Last edited: Feb 25, 2008
2. Feb 25, 2008

### Dick

What do the words 'open' and 'closed' mean to you? 1) should be easy and you got it wrong (assuming you meant as a subset of the reals). I think you are thinking too hard about 'boundaries'. BTW you should be careful to state which space these sets are to be regarded as subsets of before you can answer the open/closed question.

3. Feb 25, 2008

### goatsebear

A set is closed if the set contains its boundary right? A set is open if it contains a neighborhood of each of its points. My professor never really taught this subject well and it is really hard to try and teach this from the book.

For the first problem, is my boundary right? I would actually write them as {n : n=/= 0 }

4. Feb 25, 2008

### Dick

Basically right. But then {1/n} can't be open since any neighborhood of 1/2 e.g. contains points which are NOT of the form 1/n. It's also true that a set is closed if it's complement is open. 0 is in the complement of {1/n}. Now what?

5. Feb 26, 2008

### goatsebear

What do you exactly mean by complement?
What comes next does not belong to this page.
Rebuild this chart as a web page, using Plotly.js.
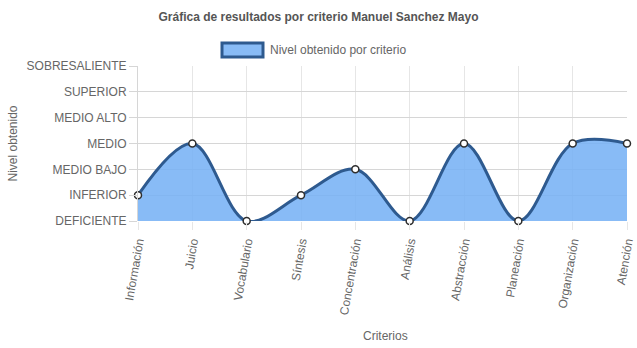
<!DOCTYPE html>
<html><head><meta charset="utf-8">
<script src="https://cdn.plot.ly/plotly-3.0.1.min.js"></script>
<style>html,body{margin:0;padding:0;background:#fff}#c{width:637px;height:348px}</style>
</head><body><div id="c"></div>
<script>
const criterios = ["Información","Juicio","Vocabulario","Síntesis","Concentración","Análisis","Abstracción","Planeación","Organización","Atención"];
const niveles = [1,3,0,1,2,0,3,0,3,3];
const nivelLabels = ["DEFICIENTE","INFERIOR","MEDIO BAJO","MEDIO","MEDIO ALTO","SUPERIOR","SOBRESALIENTE"];
const nivelVals = [0,1,2,3,4,5,6];
const serieNombre = "Nivel obtenido por criterio";

const font = {family:"Liberation Sans, Arial, sans-serif", size:12, color:"#666"};
const W = 637, L = 138, R = 10, PW = W - L - R;
const trace = {
  x: criterios, y: niveles, type:"scatter", mode:"lines+markers",
  line:{shape:"spline", smoothing:1, color:"#2e5a8f", width:3},
  marker:{size:7, color:"#fff", line:{color:"#2e2e2e", width:1.5}},
  fill:"tozeroy", fillcolor:"rgba(120,178,245,0.88)",
  showlegend:false, cliponaxis:false, hoverinfo:"skip"
};
const layout = {
  width:W, height:348,
  margin:{l:L, r:R, t:66, b:127},
  paper_bgcolor:"#fff", plot_bgcolor:"#fff",
  font:font,
  title:{text:"<b>Gráfica de resultados por criterio Manuel Sanchez Mayo</b>", font:{family:font.family,size:12,color:"#555"}, x:0.5, xref:"container", xanchor:"center", y:1-17/348, yref:"container", yanchor:"middle"},
  xaxis:{type:"category", range:[0,9], showgrid:true, gridcolor:"#e6e6e6", zeroline:false, showline:false,
    ticks:"outside", ticklen:8, tickcolor:"#e6e6e6", tickangle:-80, tickfont:font, fixedrange:true},
  yaxis:{range:[0,6], tickvals:nivelVals, ticktext:nivelLabels, showgrid:true, gridcolor:"#d6d6d6", zeroline:false,
    showline:true, linecolor:"#d6d6d6", ticks:"outside", ticklen:8, tickcolor:"#d6d6d6", tickfont:font, fixedrange:true},
  shapes:[
    {type:"rect", xref:"paper", yref:"paper", x0:(222-L)/PW, x1:(263-L)/PW, y0:1+(66-57)/155, y1:1+(66-43)/155,
     fillcolor:"rgba(120,178,245,0.88)", line:{color:"#2e5a8f", width:3}}
  ],
  annotations:[
    {text:serieNombre, xref:"paper", yref:"paper", x:(268-L)/PW, y:1+(66-50)/155, xanchor:"left", yanchor:"middle", showarrow:false, font:font},
    {text:"Criterios", xref:"paper", yref:"paper", x:(385-L)/PW, y:-(336-221)/155, xanchor:"center", yanchor:"middle", showarrow:false, font:font},
    {text:"Nivel obtenido", xref:"paper", yref:"paper", x:-(L-12)/PW, y:0.5, xanchor:"center", yanchor:"middle", textangle:-90, showarrow:false, font:font}
  ]
};
Plotly.newPlot("c",[trace],layout,{displayModeBar:false,staticPlot:true});
</script></body></html>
I have never heard that term before. And looking back at the other questions, I think that the boundary of 2 would be
x^2 + y^2 - z $$\leq$$ 0 which would include all the points on and in the figure.

6. Feb 26, 2008

### Dick

The complement of a set is the set of all points that are NOT in the set. So I'm saying 0 is not in {1/n}. But every neighborhood of 0 contains a points in {1/n}.

7. Feb 26, 2008

### goatsebear

So that would make {1/n} open since it does not its boundary but it does contain the neighborhood of points right?

8. Feb 26, 2008

### Dick

I'll give you a hint. {1/n} is neither open nor closed. You can't really understand what a boundary means until you understand what open and closed mean. So please forget about boundary for at least 5 minutes and try to explain to me the true fact that {1/n} is neither open nor closed. Start with why it's not open. That's the easy part.

9. Feb 26, 2008

### goatsebear

Alright. So it cannot be open because a circle of points around a point in the set includes points outside of the set. Some of the points are not interior points in it. I guess the point of n = 3 where then it would be 1/3.
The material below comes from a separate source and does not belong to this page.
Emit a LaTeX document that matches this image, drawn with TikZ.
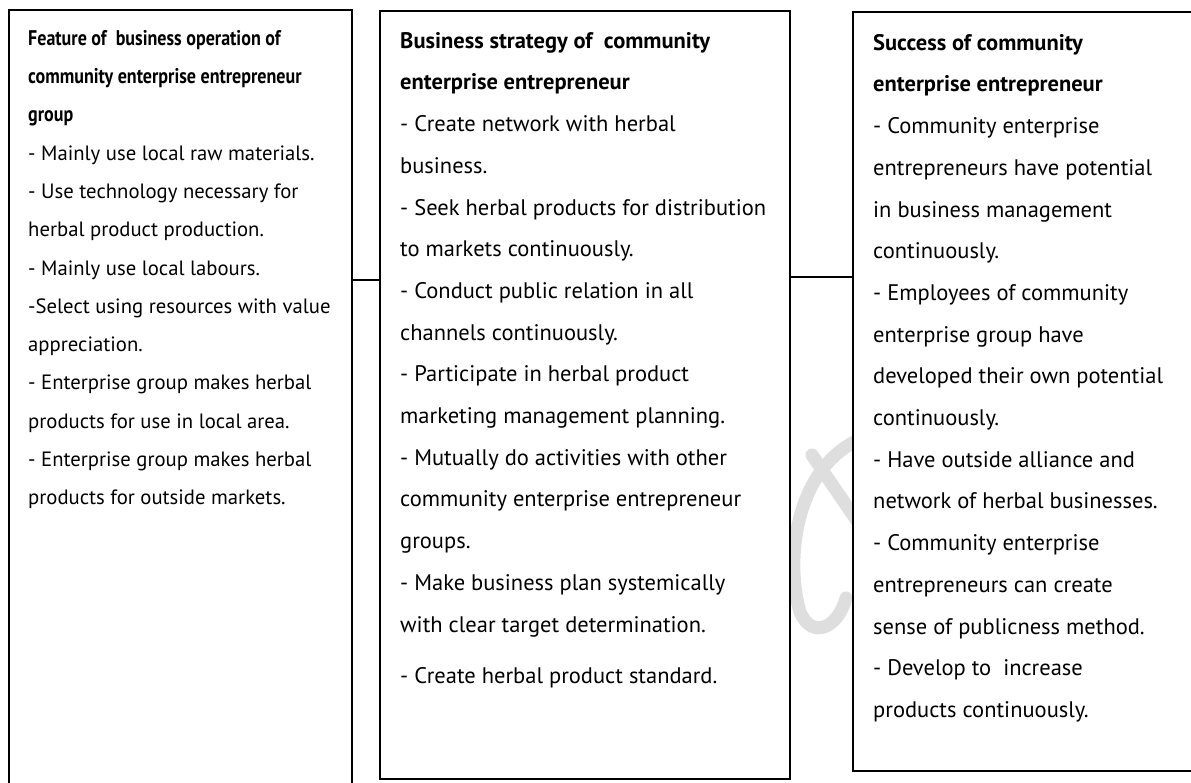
\documentclass[tikz,border=0pt]{standalone}
\usepackage{fontspec}
\setmainfont{PT Sans}
\newfontfamily\narrowfont[FakeStretch=0.85]{PT Sans}

\begin{document}
\begin{tikzpicture}[x=1pt,y=-1pt,
    box/.style = {draw, line width=1.5pt, fill=white, anchor=north west, inner sep=0pt},
    txt/.style = {anchor=north west, align=left, inner sep=0pt},
    link/.style = {line width=1.5pt}]
    \useasboundingbox (0,0) rectangle (1191,782);
    % faint mark showing through the gap
    \draw[black!13, line width=13pt, line cap=round] (812,455) -- (870,540);
    \draw[black!13, line width=13pt, line cap=round] (858,440) .. controls (795,470) and (785,560) .. (800,612) .. controls (812,640) and (838,628) .. (846,598);
    % boxes
    \node[box, minimum width=343, minimum height=800] (feature) at (8,9) {};
    \node[box, minimum width=410, minimum height=768] (strategy) at (379,10) {};
    \node[box, minimum width=360, minimum height=759] (success) at (852,11) {};
    % links
    \coordinate (l1) at (0,280);
    \coordinate (l2) at (0,277);
    \draw[link] (feature.east |- l1) -- (strategy.west |- l1);
    \draw[link] (strategy.east |- l2) -- (success.west |- l2);
    % texts
    \node[txt, font=\fontsize{20.7}{38.3}\selectfont] (featuretext) at (28,18.2) {\strut{\narrowfont\bfseries\fontsize{21.2}{38.3}\selectfont Feature of~ business operation of}\\
        {\narrowfont\bfseries\fontsize{21.2}{38.3}\selectfont community enterprise entrepreneur}\\
        {\narrowfont\bfseries\fontsize{21.2}{38.3}\selectfont group}\\
        - Mainly use local raw materials.\\
        - Use technology necessary for\\
        herbal product production.\\
        - Mainly use local labours.\\
        -Select using resources with value\\
        appreciation.\\
        - Enterprise group makes herbal\\
        products for use in local area.\\
        - Enterprise group makes herbal\\
        products for outside markets.};
    \node[txt, font=\fontsize{22.5}{41.7}\selectfont] (strategytext) at (400,18.8) {\strut{\bfseries Business strategy of~ community}\\
        {\bfseries enterprise entrepreneur}\\
        - Create network with herbal\\
        business.\\
        - Seek herbal products for distribution\\
        to markets continuously.\\
        - Conduct public relation in all\\
        channels continuously.\\
        - Participate in herbal product\\
        marketing management planning.\\
        - Mutually do activities with other\\
        community enterprise entrepreneur\\
        groups.\\
        - Make business plan systemically\\
        with clear target determination.\\[10pt]
        - Create herbal product standard.};
    \node[txt, font=\fontsize{22.5}{41.7}\selectfont] (successtext) at (873,20.8) {\strut{\bfseries Success of community}\\
        {\bfseries enterprise entrepreneur}\\
        - Community enterprise\\
        entrepreneurs have potential\\
        in business management\\
        continuously.\\
        - Employees of community\\
        enterprise group have\\
        developed their own potential\\
        continuously.\\
        - Have outside alliance and\\
        network of herbal businesses.\\
        - Community enterprise\\
        entrepreneurs can create\\
        sense of publicness method.\\
        - Develop to~ increase\\
        products continuously.};
\end{tikzpicture}
\end{document}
For closed, since 0 is not in the set, it is not closed. The limit of the fcn goes to 0 and since it is not included, it is not closed.

10. Feb 27, 2008

### Dick

Yes. Good job! The boundary of {1/n} is {1/n}+{0}. Your answers for 2) and 3) are correct. For 2) consider an (x,y,z) such that z is not equal to x^2+y^2. Does it make sense there is neighborhood of (x,y,z) such that z is not equal to x^2+y^2? That means the complement is open. So the set is closed. I'm not sure how rigorously you are supposed to present a proof for these...

11. Feb 27, 2008

### Dick

BTW. {1/n} has NO interior.

12. Feb 27, 2008

### goatsebear

I basically just have to write down the boundary and if the set is open, closed or neither. Thanks for the help.